Latest update: 23/12/2011 

- Armenia - French economy - genocide - Nicolas Sarkozy - Recep Tayyip Erdogan - strike - transport - Turkey


'Kings of the blues'

In this look at the French press: Sarkozy's move to deploy police to replace striking airport security staff; the Paris-Ankara row over Armenia 'genocide' bill; and the French are down in the dumps because of the economic crisis, one survey makes them 'Kings of the Blues'. That's the focus for Friday 23rd December 2011.

By Nicholas RUSHWORTH

Libération’s top story is about President Sarkozy’s move to get police to take over security at Paris’s Charles de Gaulle airport to break the security staff’s strike there and so ensure Christmas flights are guaranteed. It headlines: “Sarkozy dézingue la greve”. That translates as “Sarkozy knocks out” the strike. The paper points out that is a first in France. The security staff want more pay. The paper’s editorial says the government’s “broken up a perfectly legal strike”. It says that the President is campaigning with this. Also, Thursday, the president was visiting the homeless at the Restos du Coeur which gives food hand-outs. The free paper 20 Minutes leads that the requisitioning of police to deal with this is another example of deregulation in union-management relations in France.

Le Monde, meanwhile, has a special feature on homeless at Charles de Gaulle.
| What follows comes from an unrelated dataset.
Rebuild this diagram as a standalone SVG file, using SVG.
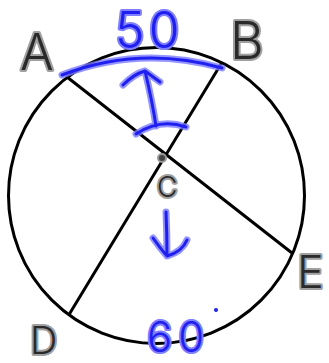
<svg xmlns="http://www.w3.org/2000/svg" width="329" height="363" viewBox="0 0 329 363">
<style>
.ln{stroke:#000;stroke-width:3;fill:none;stroke-linecap:round}
.lbl{font-family:Inter,"Liberation Sans",Arial,sans-serif;font-weight:300;fill:#2a2a2a;stroke:#a0a0a0;stroke-width:4;paint-order:stroke;stroke-linejoin:round}
.bh{fill:none;stroke:#7a7aff;stroke-width:7;stroke-linecap:round;stroke-linejoin:round;opacity:0.8}
.bc{fill:none;stroke:#1f1ff0;stroke-width:3;stroke-linecap:round;stroke-linejoin:round}
.bt{font-family:Inter,"Liberation Sans",Arial,sans-serif;font-weight:300;fill:#1f1ff0;stroke:#8080ff;stroke-width:4;paint-order:stroke;stroke-linejoin:round}
</style>
<rect width="329" height="363" fill="#fff"/>
<g id="circle">
<circle class="ln" cx="156.5" cy="195.5" r="148"/>
</g>
<g id="connectors">
<line class="ln" x1="67" y1="77" x2="292" y2="253"/>
<line class="ln" x1="221" y1="64" x2="70" y2="313"/>
</g>
<g id="center">
<circle cx="162" cy="158" r="4" fill="#444" stroke="#999" stroke-width="2"/>
</g>
<g id="nodeA"><text class="lbl" x="20" y="70" font-size="50">A</text></g>
<g id="nodeB"><text class="lbl" x="230" y="59" font-size="52">B</text></g>
<g id="nodeC"><text class="lbl" x="157" y="197" font-size="28">C</text></g>
<g id="nodeD"><text class="lbl" x="30" y="354" font-size="38">D</text></g>
<g id="nodeE"><text class="lbl" x="297" y="288" font-size="45">E</text></g>
<g id="annotations">
<path class="bh" d="M62,75 Q140,45 222,68"/>
<path class="bc" d="M62,75 Q140,45 222,68"/>
<path class="bh" d="M123,85 Q134,74 145,71 L160,82 M145,71 Q152,100 156,126 M136,134 Q160,118 186,127"/>
<path class="bc" d="M123,85 Q134,74 145,71 L160,82 M145,71 Q152,100 156,126 M136,134 Q160,118 186,127"/>
<path class="bh" d="M166,212 Q167,235 167,256 Q160,248 153,238 M167,256 Q182,252 187,240"/>
<path class="bc" d="M166,212 Q167,235 167,256 Q160,248 153,238 M167,256 Q182,252 187,240"/>
<text class="bt" x="115" y="48" font-size="50" letter-spacing="4">50</text>
<text class="bt" x="147" y="352" font-size="42" letter-spacing="6">60</text>
<circle cx="216" cy="310" r="2" fill="#1f1ff0"/>
</g>
</svg>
It says around 100 homeless live there year-round, some have been there for more than ten years. It quotes one of them, Aristide from the Central African Republic, who says it’s like doing a round the world trip seeing passengers come and go.

Le Monde, in its front-page editorial, looks at the move by French MPs to make it illegal to deny the 1915 mass killing of Armenians by Ottoman Turks as a genocide. The paper argues that legislation on this serves no purpose. It says "it is not for legislators to rule on what is history", adding that the legislation "does not protect the memory of Armenians in France" and, has a created an "absurd" stand-off with Turkey.

And Le Parisien-Aujourd’hui-en-France reports that the French are the "Kings of the blues". That’s not a reference to funky music but their reaction to the continued economic crisis. It reports on one investigation showing the French are among the most pessimistic in a survey carried out in 51 countries. It turns out Africans are a lot happier about their economic prospects than the French at the moment. The paper quotes Nigerians in Abuja saying that they are convinced 2012 will be a much better year for them. In the paper’s cartoon an African asks a Frenchman “why are you so pessimistic?” and the reply reflects a current French obsession with the economy: “Well, Nigeria doesn’t face losing its Triple A rating”.